Challenge: The lines to return are those from the one containing "What matplotlib code" down to the one containing "W, H = 681, 508", inclusive; return them exactly and nothing else.

A block of data:
.....
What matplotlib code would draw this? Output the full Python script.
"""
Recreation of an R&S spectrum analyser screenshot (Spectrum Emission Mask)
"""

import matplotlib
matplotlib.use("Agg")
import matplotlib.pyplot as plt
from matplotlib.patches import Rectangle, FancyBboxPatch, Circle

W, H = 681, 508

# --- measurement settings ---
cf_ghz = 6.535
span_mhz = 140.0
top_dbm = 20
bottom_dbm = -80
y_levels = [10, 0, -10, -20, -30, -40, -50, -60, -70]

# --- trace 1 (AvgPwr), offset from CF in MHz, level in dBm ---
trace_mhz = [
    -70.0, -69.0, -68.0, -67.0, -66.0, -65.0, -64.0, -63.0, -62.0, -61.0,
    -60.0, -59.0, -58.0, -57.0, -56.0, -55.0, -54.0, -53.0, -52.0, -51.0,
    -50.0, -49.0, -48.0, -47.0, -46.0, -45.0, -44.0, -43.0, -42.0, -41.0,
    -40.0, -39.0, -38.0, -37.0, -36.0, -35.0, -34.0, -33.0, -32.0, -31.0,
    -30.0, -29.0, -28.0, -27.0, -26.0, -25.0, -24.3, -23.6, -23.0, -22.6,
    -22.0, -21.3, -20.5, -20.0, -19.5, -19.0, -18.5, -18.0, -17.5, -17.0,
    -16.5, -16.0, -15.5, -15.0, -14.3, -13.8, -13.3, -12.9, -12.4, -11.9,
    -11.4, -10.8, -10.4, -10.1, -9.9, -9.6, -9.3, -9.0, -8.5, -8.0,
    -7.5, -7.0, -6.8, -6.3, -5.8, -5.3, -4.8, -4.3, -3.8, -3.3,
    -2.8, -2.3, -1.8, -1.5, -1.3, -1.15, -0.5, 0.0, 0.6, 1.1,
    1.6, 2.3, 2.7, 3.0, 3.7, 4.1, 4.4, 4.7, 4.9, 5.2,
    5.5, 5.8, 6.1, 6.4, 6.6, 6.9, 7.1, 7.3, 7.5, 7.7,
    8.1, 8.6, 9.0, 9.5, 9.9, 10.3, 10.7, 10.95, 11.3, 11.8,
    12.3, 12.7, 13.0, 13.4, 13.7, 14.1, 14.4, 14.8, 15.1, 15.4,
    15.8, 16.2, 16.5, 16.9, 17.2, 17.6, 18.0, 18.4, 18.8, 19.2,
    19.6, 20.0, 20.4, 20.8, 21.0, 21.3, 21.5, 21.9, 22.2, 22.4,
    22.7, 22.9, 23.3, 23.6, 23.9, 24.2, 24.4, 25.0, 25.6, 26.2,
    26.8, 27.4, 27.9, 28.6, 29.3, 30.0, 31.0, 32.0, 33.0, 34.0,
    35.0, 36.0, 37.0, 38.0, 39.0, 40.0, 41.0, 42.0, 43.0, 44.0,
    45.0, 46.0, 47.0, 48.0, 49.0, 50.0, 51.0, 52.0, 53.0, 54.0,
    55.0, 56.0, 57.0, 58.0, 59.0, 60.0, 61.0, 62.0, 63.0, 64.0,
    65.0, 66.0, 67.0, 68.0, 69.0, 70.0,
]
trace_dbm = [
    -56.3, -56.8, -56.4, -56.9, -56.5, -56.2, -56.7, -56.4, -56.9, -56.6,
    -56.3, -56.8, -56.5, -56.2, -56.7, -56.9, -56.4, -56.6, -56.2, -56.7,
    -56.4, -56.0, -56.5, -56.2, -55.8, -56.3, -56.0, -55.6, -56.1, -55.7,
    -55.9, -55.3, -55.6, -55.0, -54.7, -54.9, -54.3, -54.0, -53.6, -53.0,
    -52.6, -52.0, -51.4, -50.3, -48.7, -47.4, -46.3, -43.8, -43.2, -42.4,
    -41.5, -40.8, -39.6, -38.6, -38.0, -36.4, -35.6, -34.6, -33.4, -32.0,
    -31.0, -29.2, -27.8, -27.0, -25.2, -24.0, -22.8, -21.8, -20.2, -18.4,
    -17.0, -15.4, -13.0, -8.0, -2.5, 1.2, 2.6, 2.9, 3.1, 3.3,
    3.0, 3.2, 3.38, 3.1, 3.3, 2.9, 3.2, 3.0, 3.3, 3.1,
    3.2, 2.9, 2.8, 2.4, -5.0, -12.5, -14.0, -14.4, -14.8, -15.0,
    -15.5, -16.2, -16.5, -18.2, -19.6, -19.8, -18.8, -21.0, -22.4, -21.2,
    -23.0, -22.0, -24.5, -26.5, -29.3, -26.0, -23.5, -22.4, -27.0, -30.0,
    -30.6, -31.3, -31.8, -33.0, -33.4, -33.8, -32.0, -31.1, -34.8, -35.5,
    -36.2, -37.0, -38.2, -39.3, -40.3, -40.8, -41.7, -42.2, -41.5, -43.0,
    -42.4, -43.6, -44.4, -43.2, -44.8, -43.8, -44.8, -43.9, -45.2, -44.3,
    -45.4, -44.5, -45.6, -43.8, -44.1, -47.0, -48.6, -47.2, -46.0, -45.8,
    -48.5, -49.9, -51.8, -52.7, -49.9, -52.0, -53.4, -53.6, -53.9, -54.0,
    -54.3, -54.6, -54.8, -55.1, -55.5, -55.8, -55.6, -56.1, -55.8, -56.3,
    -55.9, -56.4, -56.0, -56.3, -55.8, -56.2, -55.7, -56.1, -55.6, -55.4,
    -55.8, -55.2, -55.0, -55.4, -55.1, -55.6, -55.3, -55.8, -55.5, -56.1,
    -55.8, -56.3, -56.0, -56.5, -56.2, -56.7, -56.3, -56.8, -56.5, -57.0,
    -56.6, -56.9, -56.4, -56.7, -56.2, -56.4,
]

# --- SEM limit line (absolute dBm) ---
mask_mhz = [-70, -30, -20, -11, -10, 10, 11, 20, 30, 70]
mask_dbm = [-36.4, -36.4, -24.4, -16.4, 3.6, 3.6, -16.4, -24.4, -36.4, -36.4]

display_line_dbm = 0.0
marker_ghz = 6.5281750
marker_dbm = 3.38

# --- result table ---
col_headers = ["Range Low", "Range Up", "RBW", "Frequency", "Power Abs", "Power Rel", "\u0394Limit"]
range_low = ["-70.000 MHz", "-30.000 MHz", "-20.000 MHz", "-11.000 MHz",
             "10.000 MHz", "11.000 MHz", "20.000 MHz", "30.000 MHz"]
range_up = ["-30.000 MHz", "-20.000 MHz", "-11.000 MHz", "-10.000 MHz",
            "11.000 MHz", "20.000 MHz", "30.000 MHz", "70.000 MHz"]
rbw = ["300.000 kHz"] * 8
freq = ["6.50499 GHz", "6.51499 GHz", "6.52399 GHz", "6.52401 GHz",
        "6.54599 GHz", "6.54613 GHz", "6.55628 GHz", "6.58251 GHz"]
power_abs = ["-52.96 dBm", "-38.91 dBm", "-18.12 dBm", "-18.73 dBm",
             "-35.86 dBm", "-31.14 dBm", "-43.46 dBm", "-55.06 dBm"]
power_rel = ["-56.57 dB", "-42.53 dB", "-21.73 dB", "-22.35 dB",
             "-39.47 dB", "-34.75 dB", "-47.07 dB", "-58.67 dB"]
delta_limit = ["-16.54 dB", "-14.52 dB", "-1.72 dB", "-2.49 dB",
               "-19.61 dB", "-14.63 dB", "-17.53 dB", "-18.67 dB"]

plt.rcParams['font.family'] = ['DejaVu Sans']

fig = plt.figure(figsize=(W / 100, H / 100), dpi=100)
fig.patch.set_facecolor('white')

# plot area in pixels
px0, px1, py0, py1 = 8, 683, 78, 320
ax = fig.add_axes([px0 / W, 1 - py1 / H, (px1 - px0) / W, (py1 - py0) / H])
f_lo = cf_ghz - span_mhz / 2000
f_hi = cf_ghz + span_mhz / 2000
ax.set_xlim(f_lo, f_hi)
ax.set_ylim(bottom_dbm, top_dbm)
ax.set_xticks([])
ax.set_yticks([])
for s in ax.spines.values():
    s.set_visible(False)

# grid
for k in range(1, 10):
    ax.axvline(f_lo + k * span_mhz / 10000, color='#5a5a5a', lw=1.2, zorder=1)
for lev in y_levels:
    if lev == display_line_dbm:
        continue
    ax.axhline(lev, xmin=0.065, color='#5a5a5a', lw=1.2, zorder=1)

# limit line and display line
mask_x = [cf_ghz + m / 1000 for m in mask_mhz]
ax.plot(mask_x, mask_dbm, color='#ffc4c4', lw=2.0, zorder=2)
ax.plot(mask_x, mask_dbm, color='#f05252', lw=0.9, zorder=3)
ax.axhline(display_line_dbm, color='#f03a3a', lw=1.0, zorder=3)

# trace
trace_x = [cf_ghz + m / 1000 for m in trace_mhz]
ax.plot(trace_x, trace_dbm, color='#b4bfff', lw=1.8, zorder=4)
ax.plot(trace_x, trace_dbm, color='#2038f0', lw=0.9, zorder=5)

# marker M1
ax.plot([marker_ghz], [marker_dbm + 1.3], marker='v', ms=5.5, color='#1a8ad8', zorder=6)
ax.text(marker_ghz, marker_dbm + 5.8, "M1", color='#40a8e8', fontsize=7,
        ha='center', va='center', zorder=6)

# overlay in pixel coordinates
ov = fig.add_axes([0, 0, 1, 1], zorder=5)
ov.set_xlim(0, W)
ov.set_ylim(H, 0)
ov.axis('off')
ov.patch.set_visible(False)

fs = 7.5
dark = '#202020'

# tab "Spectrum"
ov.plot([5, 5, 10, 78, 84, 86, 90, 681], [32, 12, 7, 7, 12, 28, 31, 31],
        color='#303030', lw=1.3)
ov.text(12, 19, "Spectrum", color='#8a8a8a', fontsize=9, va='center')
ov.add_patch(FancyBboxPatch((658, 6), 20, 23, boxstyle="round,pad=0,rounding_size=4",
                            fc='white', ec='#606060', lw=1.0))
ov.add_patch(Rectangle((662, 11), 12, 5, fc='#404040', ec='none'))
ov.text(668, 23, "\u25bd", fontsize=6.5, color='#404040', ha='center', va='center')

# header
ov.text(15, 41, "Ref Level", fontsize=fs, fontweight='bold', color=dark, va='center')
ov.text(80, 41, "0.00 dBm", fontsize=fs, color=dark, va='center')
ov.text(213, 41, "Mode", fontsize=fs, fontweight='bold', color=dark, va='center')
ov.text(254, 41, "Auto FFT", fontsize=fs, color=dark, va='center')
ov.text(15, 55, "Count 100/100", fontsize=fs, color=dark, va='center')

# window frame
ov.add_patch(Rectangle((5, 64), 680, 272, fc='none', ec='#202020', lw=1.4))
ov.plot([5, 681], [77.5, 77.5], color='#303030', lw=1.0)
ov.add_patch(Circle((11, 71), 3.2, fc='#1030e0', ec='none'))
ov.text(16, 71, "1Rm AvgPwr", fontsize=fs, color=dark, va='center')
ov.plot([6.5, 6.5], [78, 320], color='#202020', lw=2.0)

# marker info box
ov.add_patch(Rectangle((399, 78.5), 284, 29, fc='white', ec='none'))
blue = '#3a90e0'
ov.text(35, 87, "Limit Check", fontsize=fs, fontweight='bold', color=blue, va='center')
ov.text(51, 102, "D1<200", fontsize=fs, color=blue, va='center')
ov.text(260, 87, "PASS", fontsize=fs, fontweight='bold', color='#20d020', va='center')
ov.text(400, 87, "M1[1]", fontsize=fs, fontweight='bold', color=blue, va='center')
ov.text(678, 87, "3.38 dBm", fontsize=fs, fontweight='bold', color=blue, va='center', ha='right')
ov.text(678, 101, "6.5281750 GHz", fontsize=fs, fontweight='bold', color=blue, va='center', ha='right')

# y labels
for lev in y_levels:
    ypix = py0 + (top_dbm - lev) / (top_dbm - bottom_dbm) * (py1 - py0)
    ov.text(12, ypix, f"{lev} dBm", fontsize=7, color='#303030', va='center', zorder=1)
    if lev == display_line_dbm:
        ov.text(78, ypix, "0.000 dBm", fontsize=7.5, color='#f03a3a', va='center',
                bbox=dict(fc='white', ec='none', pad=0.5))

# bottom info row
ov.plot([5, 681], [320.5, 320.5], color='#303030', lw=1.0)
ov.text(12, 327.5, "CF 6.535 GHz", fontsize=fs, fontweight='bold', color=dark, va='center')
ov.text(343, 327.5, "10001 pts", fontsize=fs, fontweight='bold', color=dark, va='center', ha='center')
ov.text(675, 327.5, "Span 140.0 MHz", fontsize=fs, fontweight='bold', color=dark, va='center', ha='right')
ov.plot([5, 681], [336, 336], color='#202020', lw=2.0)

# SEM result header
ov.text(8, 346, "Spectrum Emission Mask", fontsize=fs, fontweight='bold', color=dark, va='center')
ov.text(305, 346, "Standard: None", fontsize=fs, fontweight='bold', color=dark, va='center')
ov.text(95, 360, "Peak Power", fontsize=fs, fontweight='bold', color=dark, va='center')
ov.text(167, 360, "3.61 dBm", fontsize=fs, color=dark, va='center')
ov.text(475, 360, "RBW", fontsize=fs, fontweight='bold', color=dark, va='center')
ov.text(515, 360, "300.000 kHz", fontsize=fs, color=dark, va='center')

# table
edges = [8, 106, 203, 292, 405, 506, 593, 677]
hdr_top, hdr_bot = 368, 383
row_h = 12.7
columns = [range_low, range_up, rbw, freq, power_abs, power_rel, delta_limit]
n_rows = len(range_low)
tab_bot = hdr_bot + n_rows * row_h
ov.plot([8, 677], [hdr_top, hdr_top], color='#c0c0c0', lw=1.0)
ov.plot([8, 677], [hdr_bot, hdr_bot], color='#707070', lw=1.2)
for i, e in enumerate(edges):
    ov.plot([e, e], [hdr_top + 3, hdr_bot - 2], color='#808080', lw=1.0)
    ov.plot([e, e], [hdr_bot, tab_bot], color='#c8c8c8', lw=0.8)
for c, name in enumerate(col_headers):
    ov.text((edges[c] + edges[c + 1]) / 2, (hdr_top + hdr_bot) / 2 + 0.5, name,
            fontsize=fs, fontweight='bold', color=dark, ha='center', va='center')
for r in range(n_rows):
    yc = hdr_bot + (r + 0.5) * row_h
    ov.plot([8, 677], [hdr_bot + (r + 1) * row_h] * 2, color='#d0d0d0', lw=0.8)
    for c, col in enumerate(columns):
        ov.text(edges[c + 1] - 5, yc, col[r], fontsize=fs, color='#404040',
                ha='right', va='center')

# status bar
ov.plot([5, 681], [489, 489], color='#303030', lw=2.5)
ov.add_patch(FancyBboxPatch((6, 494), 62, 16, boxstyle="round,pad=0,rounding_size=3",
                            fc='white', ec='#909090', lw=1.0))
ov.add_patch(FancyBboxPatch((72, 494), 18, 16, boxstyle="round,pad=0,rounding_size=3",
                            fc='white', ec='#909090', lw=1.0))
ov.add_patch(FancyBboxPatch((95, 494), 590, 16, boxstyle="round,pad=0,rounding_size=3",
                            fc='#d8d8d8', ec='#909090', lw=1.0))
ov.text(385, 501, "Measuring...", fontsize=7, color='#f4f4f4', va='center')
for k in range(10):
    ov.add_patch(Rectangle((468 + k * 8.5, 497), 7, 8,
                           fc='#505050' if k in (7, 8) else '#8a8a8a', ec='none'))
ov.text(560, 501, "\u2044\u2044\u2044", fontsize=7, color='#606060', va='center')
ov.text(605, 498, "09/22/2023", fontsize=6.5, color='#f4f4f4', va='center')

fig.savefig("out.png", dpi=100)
.....
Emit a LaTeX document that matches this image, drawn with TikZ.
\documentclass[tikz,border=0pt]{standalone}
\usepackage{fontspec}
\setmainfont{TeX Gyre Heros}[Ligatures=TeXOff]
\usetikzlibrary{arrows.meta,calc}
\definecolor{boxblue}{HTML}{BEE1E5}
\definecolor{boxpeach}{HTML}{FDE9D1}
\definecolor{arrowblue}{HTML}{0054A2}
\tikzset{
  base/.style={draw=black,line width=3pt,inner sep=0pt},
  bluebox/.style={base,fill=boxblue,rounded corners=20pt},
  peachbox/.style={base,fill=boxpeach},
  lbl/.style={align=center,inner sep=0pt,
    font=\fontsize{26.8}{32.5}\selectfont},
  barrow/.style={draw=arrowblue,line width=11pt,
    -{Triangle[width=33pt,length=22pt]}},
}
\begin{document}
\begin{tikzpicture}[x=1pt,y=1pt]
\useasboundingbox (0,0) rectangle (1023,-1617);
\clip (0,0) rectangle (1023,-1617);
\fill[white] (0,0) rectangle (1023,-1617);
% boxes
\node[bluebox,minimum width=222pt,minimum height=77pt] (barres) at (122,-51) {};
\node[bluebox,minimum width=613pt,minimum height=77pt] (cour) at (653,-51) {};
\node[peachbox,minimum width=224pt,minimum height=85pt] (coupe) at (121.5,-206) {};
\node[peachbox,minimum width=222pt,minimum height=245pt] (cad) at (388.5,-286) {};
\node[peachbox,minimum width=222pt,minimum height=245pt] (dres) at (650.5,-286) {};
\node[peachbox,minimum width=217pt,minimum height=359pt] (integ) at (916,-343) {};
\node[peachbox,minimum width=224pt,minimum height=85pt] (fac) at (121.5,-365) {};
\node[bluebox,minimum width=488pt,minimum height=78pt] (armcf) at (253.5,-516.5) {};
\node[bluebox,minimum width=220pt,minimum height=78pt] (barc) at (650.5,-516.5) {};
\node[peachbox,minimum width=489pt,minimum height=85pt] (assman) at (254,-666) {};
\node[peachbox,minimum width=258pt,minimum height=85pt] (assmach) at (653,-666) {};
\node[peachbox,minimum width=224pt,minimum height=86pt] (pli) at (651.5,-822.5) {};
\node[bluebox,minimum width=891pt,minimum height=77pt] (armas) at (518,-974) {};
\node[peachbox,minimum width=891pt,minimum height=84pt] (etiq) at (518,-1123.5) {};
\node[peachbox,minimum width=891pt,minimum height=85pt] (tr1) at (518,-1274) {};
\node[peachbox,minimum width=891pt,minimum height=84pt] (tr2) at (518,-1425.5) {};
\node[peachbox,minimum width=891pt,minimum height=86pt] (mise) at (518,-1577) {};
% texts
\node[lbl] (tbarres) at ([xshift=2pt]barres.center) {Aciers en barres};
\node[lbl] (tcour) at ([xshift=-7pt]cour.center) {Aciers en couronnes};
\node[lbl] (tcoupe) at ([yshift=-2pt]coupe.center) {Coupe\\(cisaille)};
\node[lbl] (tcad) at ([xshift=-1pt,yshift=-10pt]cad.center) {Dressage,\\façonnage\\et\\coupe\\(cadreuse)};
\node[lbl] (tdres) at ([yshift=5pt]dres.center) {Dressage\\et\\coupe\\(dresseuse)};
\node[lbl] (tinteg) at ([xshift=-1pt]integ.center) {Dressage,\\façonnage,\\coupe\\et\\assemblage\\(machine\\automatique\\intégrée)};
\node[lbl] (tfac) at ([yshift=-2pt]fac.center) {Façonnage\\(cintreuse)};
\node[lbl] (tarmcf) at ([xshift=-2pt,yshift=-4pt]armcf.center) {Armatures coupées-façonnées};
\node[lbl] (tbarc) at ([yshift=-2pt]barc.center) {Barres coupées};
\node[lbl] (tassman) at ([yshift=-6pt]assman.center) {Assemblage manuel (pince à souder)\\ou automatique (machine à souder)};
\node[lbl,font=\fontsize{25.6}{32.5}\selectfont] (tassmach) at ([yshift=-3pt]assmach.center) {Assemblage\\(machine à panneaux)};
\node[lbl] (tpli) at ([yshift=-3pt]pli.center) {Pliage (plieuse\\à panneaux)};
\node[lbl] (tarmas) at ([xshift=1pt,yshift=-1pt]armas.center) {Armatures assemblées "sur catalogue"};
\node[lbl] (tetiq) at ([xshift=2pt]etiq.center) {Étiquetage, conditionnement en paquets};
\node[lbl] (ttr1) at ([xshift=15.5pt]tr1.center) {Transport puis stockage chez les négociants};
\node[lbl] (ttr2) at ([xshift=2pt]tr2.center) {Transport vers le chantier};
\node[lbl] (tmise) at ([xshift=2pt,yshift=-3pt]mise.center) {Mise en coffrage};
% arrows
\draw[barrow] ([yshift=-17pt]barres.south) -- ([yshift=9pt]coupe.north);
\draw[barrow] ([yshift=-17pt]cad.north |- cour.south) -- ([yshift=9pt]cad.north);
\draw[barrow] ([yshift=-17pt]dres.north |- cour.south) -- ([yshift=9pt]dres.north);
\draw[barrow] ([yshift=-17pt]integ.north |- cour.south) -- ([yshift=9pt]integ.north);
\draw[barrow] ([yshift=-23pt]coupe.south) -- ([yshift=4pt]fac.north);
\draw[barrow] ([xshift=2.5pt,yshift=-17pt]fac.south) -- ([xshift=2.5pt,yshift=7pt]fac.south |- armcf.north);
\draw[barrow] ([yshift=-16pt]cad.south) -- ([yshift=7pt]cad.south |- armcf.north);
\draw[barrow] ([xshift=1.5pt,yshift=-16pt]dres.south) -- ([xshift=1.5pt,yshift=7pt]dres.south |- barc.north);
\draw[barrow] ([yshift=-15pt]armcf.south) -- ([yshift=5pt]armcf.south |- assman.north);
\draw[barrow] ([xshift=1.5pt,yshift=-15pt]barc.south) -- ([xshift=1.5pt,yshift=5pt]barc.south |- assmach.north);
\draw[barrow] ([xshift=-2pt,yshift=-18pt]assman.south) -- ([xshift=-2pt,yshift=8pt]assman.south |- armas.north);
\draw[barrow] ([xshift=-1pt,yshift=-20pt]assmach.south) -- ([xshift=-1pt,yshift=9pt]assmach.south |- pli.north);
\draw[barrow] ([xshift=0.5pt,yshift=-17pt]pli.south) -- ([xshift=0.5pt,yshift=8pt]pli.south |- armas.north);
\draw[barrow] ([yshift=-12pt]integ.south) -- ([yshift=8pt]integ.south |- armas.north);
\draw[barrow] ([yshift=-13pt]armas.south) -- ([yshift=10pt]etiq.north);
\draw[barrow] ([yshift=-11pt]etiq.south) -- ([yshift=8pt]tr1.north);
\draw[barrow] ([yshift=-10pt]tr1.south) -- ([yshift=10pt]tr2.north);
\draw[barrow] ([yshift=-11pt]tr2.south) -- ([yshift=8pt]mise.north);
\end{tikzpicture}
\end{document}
.....
Output of the task:
What matplotlib code would draw this? Output the full Python script.
"""
Recreation of an R&S spectrum analyser screenshot (Spectrum Emission Mask)
"""

import matplotlib
matplotlib.use("Agg")
import matplotlib.pyplot as plt
from matplotlib.patches import Rectangle, FancyBboxPatch, Circle

W, H = 681, 508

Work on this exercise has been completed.